In the past, the shafts for windshield wiper blades extended entirely outside the windshield. Recent efforts to improve operating efficiency of automobiles has resulted in reducing the size of automobiles. The proportional amount of glass in an automobile has increased and the space available for various automobile accessories has been compressed. Therefore, consideration has been given to extending the shafts for actuating operation of windshield wipers through apertures in the lower portion of the windshield. This raises the problem of developing a technique for making bent laminated windshields having a pair of glass sheets with aligned holes or apertures to receive the shafts therethrough.
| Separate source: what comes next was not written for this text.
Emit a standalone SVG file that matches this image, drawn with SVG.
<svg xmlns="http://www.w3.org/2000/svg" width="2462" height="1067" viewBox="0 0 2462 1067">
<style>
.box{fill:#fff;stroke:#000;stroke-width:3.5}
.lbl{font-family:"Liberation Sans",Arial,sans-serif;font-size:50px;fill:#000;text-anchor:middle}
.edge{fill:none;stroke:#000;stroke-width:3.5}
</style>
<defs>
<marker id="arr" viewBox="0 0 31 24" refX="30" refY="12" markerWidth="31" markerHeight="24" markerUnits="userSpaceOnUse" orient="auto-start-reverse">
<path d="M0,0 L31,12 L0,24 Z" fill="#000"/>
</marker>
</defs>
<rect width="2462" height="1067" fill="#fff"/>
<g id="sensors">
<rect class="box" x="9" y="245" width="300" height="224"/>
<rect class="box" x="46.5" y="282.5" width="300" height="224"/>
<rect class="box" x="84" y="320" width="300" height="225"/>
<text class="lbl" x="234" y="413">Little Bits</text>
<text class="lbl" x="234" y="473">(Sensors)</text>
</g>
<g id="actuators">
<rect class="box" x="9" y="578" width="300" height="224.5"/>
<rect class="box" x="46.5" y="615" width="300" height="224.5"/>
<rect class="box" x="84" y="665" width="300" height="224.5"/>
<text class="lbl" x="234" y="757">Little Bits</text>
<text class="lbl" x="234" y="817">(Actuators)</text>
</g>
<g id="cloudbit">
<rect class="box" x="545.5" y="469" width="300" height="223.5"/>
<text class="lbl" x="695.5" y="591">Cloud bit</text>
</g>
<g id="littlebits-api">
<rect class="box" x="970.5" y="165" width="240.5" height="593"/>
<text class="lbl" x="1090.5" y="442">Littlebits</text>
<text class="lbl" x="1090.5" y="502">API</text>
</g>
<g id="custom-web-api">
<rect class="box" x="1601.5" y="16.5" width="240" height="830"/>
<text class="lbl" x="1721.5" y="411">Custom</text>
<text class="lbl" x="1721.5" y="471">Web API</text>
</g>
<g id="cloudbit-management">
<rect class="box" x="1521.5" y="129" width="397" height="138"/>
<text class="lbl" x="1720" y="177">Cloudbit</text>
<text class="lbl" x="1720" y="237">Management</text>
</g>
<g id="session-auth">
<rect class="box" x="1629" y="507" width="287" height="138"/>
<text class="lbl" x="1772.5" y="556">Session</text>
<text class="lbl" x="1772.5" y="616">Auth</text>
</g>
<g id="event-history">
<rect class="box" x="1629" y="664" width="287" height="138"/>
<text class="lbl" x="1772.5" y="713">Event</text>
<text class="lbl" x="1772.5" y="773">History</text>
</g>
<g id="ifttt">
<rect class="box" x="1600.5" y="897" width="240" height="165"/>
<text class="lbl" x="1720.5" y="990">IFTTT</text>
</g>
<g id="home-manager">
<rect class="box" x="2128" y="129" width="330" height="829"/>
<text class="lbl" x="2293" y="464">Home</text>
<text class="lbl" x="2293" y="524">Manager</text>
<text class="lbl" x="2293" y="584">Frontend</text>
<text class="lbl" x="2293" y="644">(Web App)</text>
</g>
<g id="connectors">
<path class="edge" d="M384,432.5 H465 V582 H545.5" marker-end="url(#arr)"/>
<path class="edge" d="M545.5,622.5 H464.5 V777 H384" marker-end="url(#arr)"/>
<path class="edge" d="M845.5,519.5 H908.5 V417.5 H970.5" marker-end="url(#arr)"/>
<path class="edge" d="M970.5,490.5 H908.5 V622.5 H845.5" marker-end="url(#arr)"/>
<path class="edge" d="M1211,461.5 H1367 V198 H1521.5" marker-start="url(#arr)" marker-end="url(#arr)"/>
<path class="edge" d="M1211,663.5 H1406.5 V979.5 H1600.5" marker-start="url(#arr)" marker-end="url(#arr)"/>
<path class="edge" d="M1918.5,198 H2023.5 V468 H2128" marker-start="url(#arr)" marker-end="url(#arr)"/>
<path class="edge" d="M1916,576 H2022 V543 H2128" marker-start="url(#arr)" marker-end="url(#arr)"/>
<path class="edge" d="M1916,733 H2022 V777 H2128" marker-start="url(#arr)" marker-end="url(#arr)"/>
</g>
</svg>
It is well known that glass sheets that are apertured are weaker than glass sheets that are of non-perforated construction. Drilling a hole in glass weakens the glass structurally and in the past, it has been considered necessary to strengthen apertured glass sheets by thermal tempering in order to restore some of the strength lost by drilling holes through the glass. While thermal tempering improves the overall strength of glass sheets that successfully sustain the tempering treatment, drilling holes in glass causes fissures which may extend into vents, which are origins of glass breakage when the glass is chilled rapidly after being heated to its tempering temperature. Glass is notoriously weak in tension and, temporary tension stresses are established during the rapid cooling step that causes a high rate of loss during fabrication. Apertured glass sheets that survive the temporary tensile stresses during tempering develop permanent stress patterns that incorporate a compressive stress in the skin of the glass that protects an interior stressed in tension. While monolithic glass sheets that are drilled and tempered have found use in tempered automobile sidelights for automobiles and as a component laminated to undrilled glass or plastic sheets in laminated transparencies for aircraft, glass sheets drilled with apertures have never been laminated to one another to provide a bent laminated windshield with the apertures aligned through the thickness of the bent laminate after bending, to the best of our knowledge.
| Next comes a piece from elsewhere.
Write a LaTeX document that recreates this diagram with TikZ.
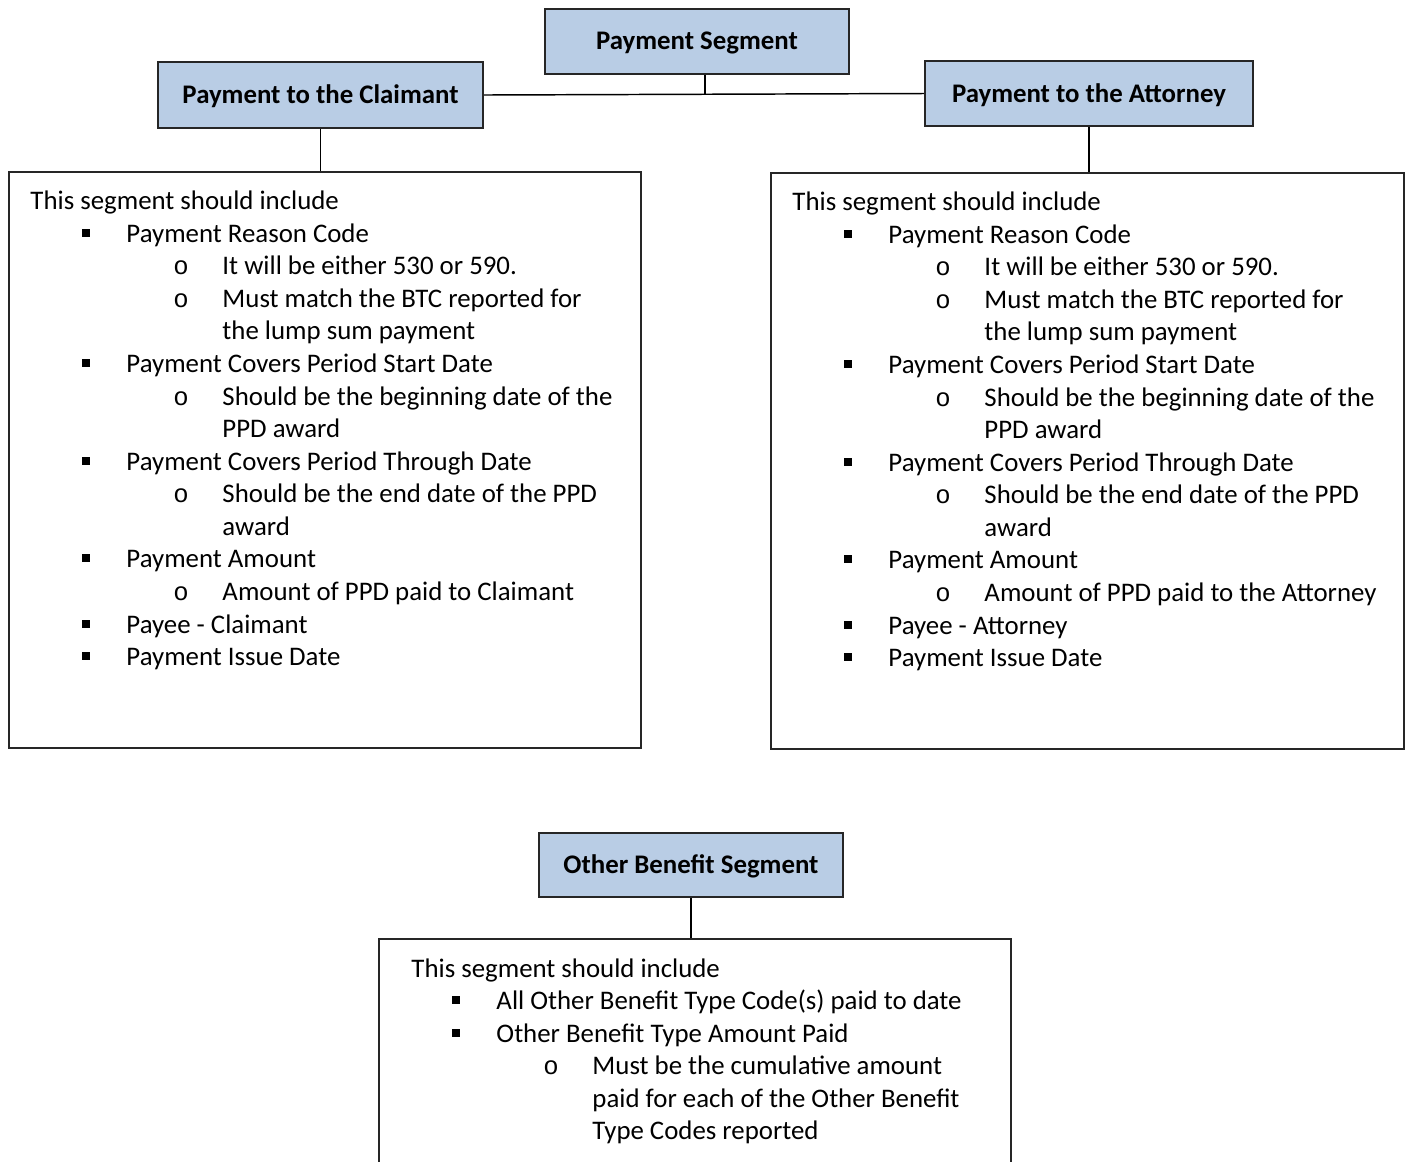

It is believed that the reason that such laminates have not been known prior to the present invention is because laminated glass windshields for automobiles (particularly those composed of glass sheets having a thickness per sheet not exceeding about 110 mils (2.8 millimeters), which are usually found in present day windshields, must be heated in the vicinity of the apertures to a maximum temperature not exceeding 1150.degree. F. (621.degree. C.) and usually is heated to a maximum temperature within the range of 1120.degree. F. (604.degree. C.) to 1150.degree. F. (621.degree. C.) in a sag bending operation at which a pair of glass sheets are aligned and bent by gravity sagging to conform to a mold. Such temperatures are insufficient to heal most fissures that form during drilling. In contrast, glass sheets to be tempered are heated to the range of 1200.degree. F. (649.degree. C.) to 1250.degree. F. (677.degree. C.), at which temperature sufficient healing of fissures takes place to reduce the number of vents produced from the fissures during the cooling step of tempering. Consequently, it was not feasible to both control the shape of drilled glass sheets and also avoid breakage during bending.
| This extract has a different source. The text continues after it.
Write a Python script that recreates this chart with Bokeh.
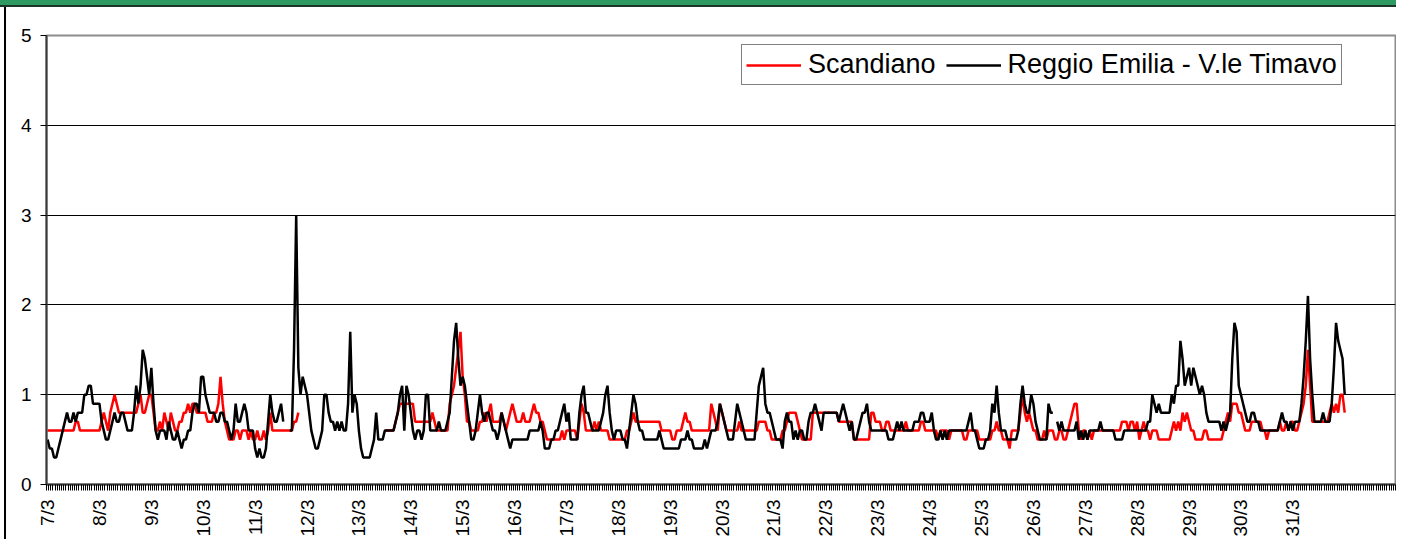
import math
from bokeh.plotting import figure
from bokeh.models import Range1d, FixedTicker, Legend, LegendItem
from bokeh.embed import file_html
from bokeh.resources import INLINE

NA = float("nan")

# one label per day (each day = 24 hourly categories)
day_labels = ["7/3", "8/3", "9/3", "10/3", "11/3", "12/3", "13/3", "14/3", "15/3",
              "16/3", "17/3", "18/3", "19/3", "20/3", "21/3", "22/3", "23/3", "24/3",
              "25/3", "26/3", "27/3", "28/3", "29/3", "30/3", "31/3"]
n_categories = 624

# hourly values, one line per day
scandiano = [
    0.6,0.6,0.6,0.6,0.6,0.6,0.6,0.6,0.6,0.6,0.6,0.6,0.6,0.7,0.7,0.6,0.6,0.6,0.6,0.6,0.6,0.6,0.6,0.6,
    0.6,0.7,0.8,0.7,0.6,0.8,0.9,1.0,0.9,0.8,0.8,0.8,0.8,0.8,0.8,0.8,0.8,0.8,0.9,1.0,0.8,0.8,0.9,1.0,
    1.0,0.8,0.6,0.6,0.7,0.6,0.8,0.7,0.6,0.8,0.7,0.6,0.6,0.7,0.7,0.8,0.8,0.9,0.8,0.9,0.9,0.8,0.8,0.8,
    0.8,0.8,0.7,0.7,0.7,0.8,0.8,0.9,1.2,0.9,0.7,0.6,0.5,0.5,0.5,0.6,0.6,0.5,0.6,0.6,0.6,0.5,0.6,0.5,
    0.5,0.6,0.5,0.5,0.6,0.5,0.6,0.8,0.6,0.6,0.6,0.6,0.6,0.6,0.6,0.6,0.6,0.6,0.7,0.7,0.8,NA,NA,NA,
    NA,NA,NA,NA,NA,NA,NA,NA,NA,NA,NA,NA,NA,NA,NA,NA,NA,NA,NA,NA,NA,NA,NA,NA,
    NA,NA,NA,NA,NA,NA,NA,NA,NA,NA,NA,NA,0.6,0.6,0.6,0.6,0.6,0.7,0.8,0.9,0.9,0.9,0.9,0.9,
    0.9,0.9,0.7,0.7,0.7,0.7,0.7,0.7,0.7,0.7,0.8,0.7,0.6,0.6,0.6,0.6,0.6,0.6,0.9,1.0,1.1,1.3,1.5,1.7,
    1.2,1.0,0.7,0.7,0.6,0.6,0.6,0.6,0.7,0.7,0.8,0.7,0.8,0.9,0.7,0.7,0.7,0.7,0.8,0.7,0.6,0.7,0.8,0.9,
    0.8,0.7,0.7,0.7,0.8,0.7,0.7,0.7,0.8,0.9,0.8,0.8,0.7,0.7,0.6,0.5,0.5,0.5,0.5,0.5,0.5,0.5,0.6,0.5,
    0.6,0.6,0.6,0.6,0.6,0.5,0.7,0.9,0.8,0.6,0.6,0.6,0.6,0.7,0.6,0.7,0.6,0.6,0.6,0.6,0.5,0.5,0.5,0.5,
    0.5,0.5,0.5,0.5,0.6,0.6,0.7,0.8,0.7,0.7,0.7,0.7,0.7,0.7,0.7,0.7,0.7,0.7,0.7,0.7,0.6,0.6,0.6,0.6,
    0.6,0.5,0.5,0.6,0.6,0.6,0.7,0.8,0.7,0.7,0.6,0.6,0.6,0.6,0.6,0.6,0.6,0.6,0.6,0.9,0.8,0.7,0.6,0.9,
    0.8,0.7,0.6,0.6,0.6,0.6,0.6,0.6,0.7,0.6,0.6,0.6,0.6,0.6,0.6,0.6,0.6,0.7,0.7,0.7,0.7,0.6,0.6,0.5,
    0.5,0.5,0.5,0.5,0.6,0.6,0.7,0.8,0.8,0.8,0.8,0.7,0.6,0.5,0.5,0.5,0.5,0.5,0.8,0.8,0.8,0.8,0.8,0.8,
    0.8,0.8,0.8,0.8,0.8,0.8,0.7,0.7,0.7,0.7,0.7,0.7,0.7,0.5,0.5,0.5,0.5,0.5,0.5,0.5,0.5,0.8,0.8,0.7,
    0.7,0.7,0.6,0.6,0.7,0.7,0.6,0.6,0.6,0.6,0.6,0.6,0.6,0.7,0.6,0.6,0.6,0.6,0.6,0.6,0.7,0.7,0.6,0.6,
    0.6,0.6,0.6,0.6,0.5,0.6,0.6,0.6,0.6,0.5,0.6,0.6,0.6,0.6,0.6,0.6,0.5,0.5,0.6,0.6,0.6,0.6,0.6,0.5,
    0.5,0.5,0.5,0.5,0.5,0.6,0.6,0.7,0.6,0.6,0.5,0.5,0.5,0.4,0.6,0.6,0.6,0.6,0.8,1.0,0.8,0.7,0.8,0.7,
    0.6,0.6,0.5,0.5,0.5,0.6,0.5,0.6,0.6,0.6,0.5,0.5,0.6,0.6,0.5,0.5,0.6,0.7,0.8,0.9,0.9,0.6,0.5,0.6,
    0.6,0.5,0.6,0.5,0.6,0.6,0.6,0.6,0.6,0.6,0.6,0.6,0.6,0.6,0.6,0.6,0.6,0.7,0.7,0.7,0.6,0.7,0.7,0.6,
    0.7,0.5,0.6,0.7,0.6,0.6,0.5,0.6,0.6,0.6,0.5,0.5,0.5,0.5,0.5,0.5,0.6,0.7,0.6,0.7,0.6,0.8,0.7,0.8,
    0.7,0.6,0.6,0.5,0.5,0.5,0.5,0.6,0.6,0.5,0.5,0.5,0.5,0.5,0.5,0.5,0.6,0.7,0.8,0.7,0.9,0.9,0.9,0.8,
    0.8,0.7,0.6,0.6,0.6,0.7,0.7,0.7,0.7,0.7,0.6,0.6,0.5,0.6,0.6,0.6,0.6,0.6,0.7,0.6,0.6,0.7,0.6,0.7,
    0.7,0.6,0.6,0.7,0.8,0.9,1.1,1.5,1.1,0.7,0.7,0.7,0.7,0.7,0.7,0.7,0.7,0.8,0.9,0.8,0.9,0.8,1.0,1.0,
    0.8,
]

reggio_timavo = [
    0.5,0.4,0.4,0.3,0.3,0.4,0.5,0.6,0.7,0.8,0.7,0.7,0.8,0.7,0.8,0.8,0.8,1.0,1.0,1.1,1.1,0.9,0.9,0.9,
    0.9,0.7,0.6,0.5,0.5,0.6,0.7,0.8,0.7,0.7,0.8,0.8,0.7,0.6,0.6,0.6,0.8,1.1,0.9,1.1,1.5,1.4,1.2,1.0,
    1.3,0.9,0.6,0.5,0.6,0.6,0.6,0.5,0.7,0.6,0.5,0.5,0.6,0.5,0.4,0.5,0.5,0.6,0.6,0.8,0.9,0.9,0.8,1.2,
    1.2,1.0,0.9,0.8,0.8,0.8,0.7,0.7,0.8,0.8,0.7,0.7,0.6,0.5,0.6,0.9,0.7,0.7,0.8,0.9,0.8,0.6,0.6,0.6,
    0.4,0.3,0.4,0.3,0.3,0.4,0.7,1.0,0.8,0.7,0.7,0.8,0.9,0.7,NA,NA,0.6,0.6,1.5,3.0,1.3,1.0,1.2,1.1,
    1.0,0.8,0.6,0.5,0.4,0.4,0.5,0.6,1.0,1.0,0.8,0.7,0.7,0.6,0.7,0.6,0.7,0.6,0.6,0.9,1.7,0.8,1.0,0.9,
    0.6,0.4,0.3,0.3,0.3,0.3,0.4,0.5,0.8,0.5,0.5,0.5,0.6,0.6,0.6,0.6,0.6,0.7,0.8,1.0,1.1,0.6,1.1,1.0,
    0.8,0.6,0.5,0.6,0.6,0.5,0.6,1.0,1.0,0.6,0.6,0.6,0.6,0.7,0.6,0.6,0.6,0.7,0.8,1.2,1.6,1.8,1.4,1.1,
    1.2,1.1,0.9,0.7,0.5,0.5,0.6,0.8,1.0,0.8,0.7,0.8,0.8,0.7,0.6,0.6,0.5,0.6,0.8,0.7,0.6,0.5,0.4,0.5,
    0.5,0.5,0.5,0.5,0.5,0.5,0.5,0.6,0.6,0.6,0.6,0.6,0.7,0.6,0.4,0.4,0.4,0.5,0.5,0.6,0.6,0.7,0.8,0.9,
    0.7,0.8,0.5,0.5,0.5,0.5,0.8,1.0,1.1,0.8,0.8,0.7,0.6,0.6,0.6,0.6,0.7,0.8,1.0,1.1,0.8,0.6,0.5,0.6,
    0.6,0.6,0.5,0.5,0.4,0.6,0.8,1.0,0.9,0.7,0.6,0.6,0.5,0.5,0.5,0.5,0.5,0.5,0.5,0.6,0.5,0.4,0.4,0.4,
    0.4,0.4,0.4,0.4,0.4,0.5,0.5,0.5,0.6,0.5,0.5,0.4,0.4,0.4,0.4,0.4,0.5,0.4,0.5,0.6,0.6,0.6,0.7,0.9,
    0.8,0.7,0.6,0.5,0.5,0.5,0.7,0.9,0.8,0.7,0.6,0.5,0.5,0.5,0.5,0.5,0.8,1.1,1.2,1.3,0.9,0.8,0.8,0.7,
    0.6,0.5,0.5,0.5,0.4,0.7,0.8,0.7,0.7,0.5,0.6,0.5,0.6,0.6,0.5,0.5,0.7,0.8,0.8,0.9,0.8,0.7,0.6,0.8,
    0.8,0.8,0.8,0.8,0.8,0.8,0.7,0.8,0.9,0.8,0.7,0.6,0.7,0.5,0.5,0.6,0.7,0.8,0.8,0.9,0.7,0.6,0.6,0.6,
    0.6,0.6,0.6,0.6,0.6,0.5,0.5,0.5,0.6,0.7,0.6,0.7,0.6,0.6,0.6,0.6,0.6,0.7,0.7,0.7,0.8,0.8,0.7,0.7,
    0.7,0.8,0.6,0.5,0.5,0.6,0.5,0.6,0.5,0.6,0.6,0.6,0.6,0.6,0.6,0.6,0.6,0.6,0.7,0.8,0.6,0.6,0.5,0.4,
    0.4,0.4,0.5,0.5,0.6,0.9,0.8,1.1,0.8,0.6,0.6,0.6,0.5,0.5,0.5,0.5,0.5,0.6,0.9,1.1,0.9,0.8,0.8,1.0,
    0.9,0.7,0.6,0.5,0.5,0.5,0.5,0.9,0.8,0.8,NA,0.7,0.6,0.7,0.6,0.6,0.6,0.6,0.6,0.6,0.7,0.5,0.6,0.5,
    0.6,0.5,0.6,0.6,0.6,0.6,0.6,0.7,0.6,0.6,0.6,0.6,0.6,0.6,0.5,0.5,0.5,0.5,0.6,0.6,0.6,0.6,0.6,0.6,
    0.6,0.6,0.6,0.6,0.6,0.7,0.7,1.0,0.9,0.8,0.9,0.8,0.8,0.8,0.8,0.8,1.0,0.9,1.1,1.1,1.6,1.4,1.1,1.2,
    1.3,1.1,1.3,1.2,1.1,1.0,1.1,1.0,0.8,0.7,0.7,0.7,0.7,0.7,0.7,0.6,0.7,0.6,0.7,0.8,1.4,1.8,1.7,1.1,
    1.0,0.9,0.8,0.7,0.7,0.8,0.8,0.7,0.7,0.6,0.6,0.6,0.6,0.6,0.6,0.6,0.6,0.6,0.7,0.8,0.7,0.7,0.6,0.7,
    0.6,0.7,0.7,0.7,0.9,1.2,1.6,2.1,1.4,1.0,0.7,0.7,0.7,0.7,0.8,0.7,0.7,0.7,0.9,1.3,1.8,1.6,1.5,1.4,
    1.0,
]

hours = list(range(len(scandiano)))
FONT = "Liberation Sans"

p = figure(width=1396, height=539, output_backend="svg", toolbar_location=None,
           x_range=Range1d(-0.5, n_categories - 0.5), y_range=Range1d(0, 5),
           min_border_left=46, min_border_right=1, min_border_top=35, min_border_bottom=54,
           background_fill_color="white", border_fill_color="white", border_fill_alpha=0.0)

# header band and panel border of the original sheet, drawn behind the transparent border area
p.styles = {
    "background": ("linear-gradient(to bottom, #2e9a62 0px, #2e9a62 5px, #1d3526 5px, "
                   "#1d3526 7px, rgba(0,0,0,0) 7px), "
                   "linear-gradient(to right, rgba(0,0,0,0) 4px, #000000 4px, #000000 6px, "
                   "rgba(0,0,0,0) 6px), #ffffff"),
}

p.outline_line_color = "#8c8c8c"
p.outline_line_width = 2

r_sc = p.line(hours, scandiano, line_color="#ff0000", line_width=2.5)
r_re = p.line(list(range(len(reggio_timavo))), reggio_timavo, line_color="#000000", line_width=2.5)

# x axis: hourly tick marks, one label per day
xa = p.xaxis[0]
major = [24 * i for i in range(len(day_labels))]
minor = [i - 0.5 for i in range(n_categories + 1)]
xa.ticker = FixedTicker(ticks=major, minor_ticks=minor)
xa.major_label_overrides = {24 * i: lbl for i, lbl in enumerate(day_labels)}
xa.major_label_orientation = math.pi / 2
xa.major_tick_in = 0
xa.major_tick_out = 0
xa.minor_tick_in = 0
xa.minor_tick_out = 6
xa.minor_tick_line_color = "#000000"
xa.minor_tick_line_width = 1
xa.major_label_standoff = 9
xa.major_label_text_font = FONT
xa.major_label_text_font_size = "19px"
xa.major_label_text_color = "#000000"
xa.axis_line_color = "#3a3a3a"
xa.axis_line_width = 2

ya = p.yaxis[0]
ya.ticker = FixedTicker(ticks=[0, 1, 2, 3, 4, 5], minor_ticks=[])
ya.major_tick_in = 0
ya.major_tick_out = 6
ya.major_tick_line_color = "#000000"
ya.minor_tick_line_color = None
ya.major_label_standoff = 9
ya.major_label_text_font = FONT
ya.major_label_text_font_size = "19px"
ya.major_label_text_color = "#000000"
ya.axis_line_color = "#3a3a3a"
ya.axis_line_width = 2

p.xgrid.grid_line_color = None
p.ygrid.ticker = FixedTicker(ticks=[1, 2, 3, 4])
p.ygrid.grid_line_color = "#000000"
p.ygrid.grid_line_width = 1

legend = Legend(items=[LegendItem(label="Scandiano", renderers=[r_sc]),
                       LegendItem(label="Reggio Emilia - V.le Timavo", renderers=[r_re])],
                orientation="horizontal", location=(695, 399))
legend.label_text_font = FONT
legend.label_text_font_size = "27px"
legend.label_text_color = "#000000"
legend.glyph_width = 55
legend.glyph_height = 24
legend.label_height = 24
legend.label_standoff = 7
legend.spacing = 10
legend.padding = 4
legend.margin = 0
legend.border_line_color = "#000000"
legend.border_line_width = 1
legend.background_fill_color = "white"
legend.background_fill_alpha = 1.0
p.add_layout(legend)

open("out.html", "w").write(file_html(p, INLINE))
2. Description of the Prior Art
U.S. Pat. No. 3,150,950 to English indicates a method of drilling holes through tempered glass sheets by inducing temporary stress that temporarily counteracts the major portion of a permanent stress which makes drilling and edging of tempered glass very dangerous. The difficulty of establishing a temporary stress pattern has prevented this invention from being used outside the laboratory.
U.S. Pat. No. 3,231,352 to Carson and Leflet applies a stress pattern along the edge of a pair of glass sheet blanks during its bending and subsequently cuts the stressed and shaped glass along lines that have been stressed in compression so as to minimize the danger of damage to the glass edge during cutting and to obtain an edge stressed in compression after cutting.
U.S. Pat. No. 4,023,945 to Boaz discloses a technique of cutting an opening through the thickness of an apertured glass sheet and extending a relief opening from the aperture in the glass to the edge of the glass in order to relieve stresses associated with the glass during its tempering. The stresses developed during tempering of apertured glass sheets have caused considerable breakage without the stress-relief opening. The stress-relief opening is alleged to reduce the frequency of breakage during fabrication by thermal tempering, but causes a discontinuation in the marginal edge of the glass sheet, which weakens the glass edge and makes it more difficult to handle the glass sheet without causing danger to those handling the glass edges.
When glass sheets are bent for subsequent lamination, they are usually bent in pairs such as disclosed in the aforementioned U.S. Pat. No. 3,231,352 to Carson and Leflet, and then the bent sheets are assembled on opposite sides of a sheet of interlayer material and the assembly laminated.
It is well known to laminate glass sheets that have not been provided with apertures. In one method, disclosed in U.S. Pat. No. 2,948,645 to Keim, an assembly of two glass sheets and an intermediate layer of plastic is enclosed within a marginal evacuation chamber composed of a flexible channel-shaped member made of a fluid impervious material. The interfacial surfaces between the assembled two glass sheets and plastic interlayer are evacuated through the marginal evacuation chamber while heat is applied until the glass sheet is preliminarily bonded to the marginal portion of the interlayer at least. The preliminary pressing performed by the peripheral evacuation technique is accomplished while the assembly is exposed to atmospheric pressure. The peripheral evacuation chamber is removed and the glass/plastic assembly is finally laminated under elevated temperature and pressure conditions in an autoclave.
Another well known technique for laminating glass and plastic sheets involves the insertion of an assembly comprising a pair of bent sheets of matching outline and contour assembled on opposite sides of a sheet of interlayer material including one or more glass sheets, one of which glass sheets may be apertured, within a laminating bag or envelope, which is evacuated and sealed. A typical laminating bag suitable for inserting such assemblies for lamination contains an outer layer of a composition from the class consisting of condensation products of ethylene glycol and terephthalic acid and oil impervious nylon films and an inner-layer of polyethylene, which is preferably provided with an embossed inner surface. A method of using such a laminating bag to laminate glass/plastic assemblies is disclosed in U.S. Pat. No. 3,311,517 to Keslar and Rankin. The evacuated and sealed envelope is inserted within an autoclave for final lamination under elevated temperature and pressure conditions. After sufficient time of exposure to elevated temperature and pressure conditions, the bag or envelope is opened and the laminated assembly is removed.
Still another commercial method for laminating glass/plastic assemblies comprises a roller prepressing step followed by final autoclave lamination. The roller prepressing step may be performed using the roll prepressing apparatus disclosed in U.S. Pat. No. 3,351,001 to Aachio.